First G7 Meeting Ahead in Post-Trump Global Economy: What’s On The Table?
Britain is set to host the G7 meeting this week, the first since US President Joe Biden took office last month. participating nations hope to see a renewed approach to global matters following Trump’s nationalistic approach over the last 4 years. The G7 is a meeting of representatives of the United States, Britain, Italy, France, Japan, Germany, and Canada. This week, the heads of their respective central banks, as well as the head of the European Central Bank, will be present.
What will be discussed?
As expected, one of the main topics on the agenda is the COVID-19 pandemic. The countries will discuss plans to approach stimulus programs to bring the global economy back on its feet. Another pressing matter that has been problematic for lawmakers over the past few years is how to tax digital firms.
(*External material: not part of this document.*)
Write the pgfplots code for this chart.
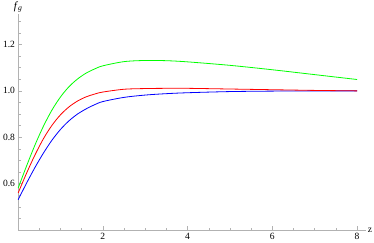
\documentclass[border=0pt]{standalone}
\usepackage{fontspec}
\setmainfont{Liberation Serif}
\usepackage{pgfplots}
\pgfplotsset{compat=1.18}
\definecolor{axgray}{gray}{0.7}
\begin{document}
\fontsize{9}{11}\selectfont
\begin{tikzpicture}
\begin{axis}[
  scale only axis,
  width=346pt, height=215pt,
  xmin=0, xmax=8.2, ymin=0.4, ymax=1.33,
  axis lines=left,
  axis line style={axgray, line width=0.6pt, -},
  every tick/.style={axgray, line width=0.5pt},
  tick align=inside,
  major tick length=4pt, minor tick length=2.5pt,
  xtick={2,4,6,8}, minor xtick={0.5,1,1.5,2.5,3,3.5,4.5,5,5.5,6.5,7,7.5},
  ytick={0.6,0.8,1.0,1.2},
  minor ytick={0.45,0.5,0.55,0.65,0.7,0.75,0.85,0.9,0.95,1.05,1.1,1.15,1.25,1.3},
  /pgf/number format/assume math mode=true,
  yticklabel style={/pgf/number format/.cd, fixed, fixed zerofill, precision=1},
  xticklabel style={/pgf/number format/.cd, fixed, precision=0},
  tick label style={font=\fontsize{9.5}{11}\selectfont, text=black},
  xlabel={z}, ylabel={\textit{f}\textsubscript{\textit{g}}},
  xlabel style={at={(axis cs:8.2,0.4)}, anchor=west, inner sep=2pt, font=\fontsize{9.5}{11}\selectfont},
  ylabel style={at={(axis cs:0,1.33)}, anchor=south, rotate=-90, inner sep=1.5pt, font=\fontsize{11}{13}\selectfont},
  clip=false,
]
\addplot[blue, line width=0.8pt, smooth] coordinates {
(0,0.531) (0.2,0.603) (0.4,0.671) (0.6,0.733) (0.8,0.788) (1.0,0.834)
(1.2,0.871) (1.4,0.900) (1.6,0.922) (1.8,0.940) (2.0,0.954) (2.5,0.972)
(3.0,0.982) (3.5,0.988) (4.0,0.992) (5.0,0.997) (6.0,0.999) (7.0,1.0) (8.0,1.0)};
\addplot[red, line width=0.8pt, smooth] coordinates {
(0,0.560) (0.2,0.646) (0.4,0.725) (0.6,0.795) (0.8,0.852) (1.0,0.897)
(1.2,0.931) (1.4,0.956) (1.6,0.974) (1.8,0.986) (2.0,0.995) (2.5,1.007)
(3.0,1.010) (3.5,1.011) (4.0,1.011) (5.0,1.008) (6.0,1.005) (7.0,1.002) (8.0,1.000)};
\addplot[green, line width=0.8pt, smooth] coordinates {
(0,0.581) (0.2,0.677) (0.4,0.768) (0.6,0.849) (0.8,0.918) (1.0,0.974)
(1.2,1.018) (1.4,1.051) (1.6,1.076) (1.8,1.094) (2.0,1.108) (2.5,1.126)
(3.0,1.131) (3.5,1.130) (4.0,1.125) (5.0,1.110) (6.0,1.091) (7.0,1.070) (8.0,1.049)};
\end{axis}
\end{tikzpicture}
\end{document}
While most of these firms are American, they have a direct impact on all G7 countries due to their worldwide reach.
Fighting the pandemic
President Joe Biden has put forward a proposal for $1.9 trillion in tax and spending cuts. This is in addition to Trump’s $4 trillion plan that helped the country deal with the effects of the pandemic last year. In Britain, finance minister Rishi Sunak presents the budget next month and is likely to borrow more money. His government has already accrued the largest deficit in history, excluding times when Britain was at war. He is already under immense pressure at home, dealing with the effects of COVID-19 and Brexit at the same time.
World governments have been slow in dealing with the tax implications of large digital companies like Google, Amazon, Apple, and Facebook. At the moment, about 140 countries are working on the first draft for rules on taxation of cross-border commerce. It is quite possible that a deal on how best to tax these digital giants will be reached soon.
Helping vulnerable countries
While rich countries have been better able to help themselves in dealing with the effects of the pandemic, poorer nations aren’t so well equipped. . In that regard, an agenda for helping out developing countries on their path to economic recovery is also on the table. Central bank governors and finance ministers are expected to sign a statement at the summit.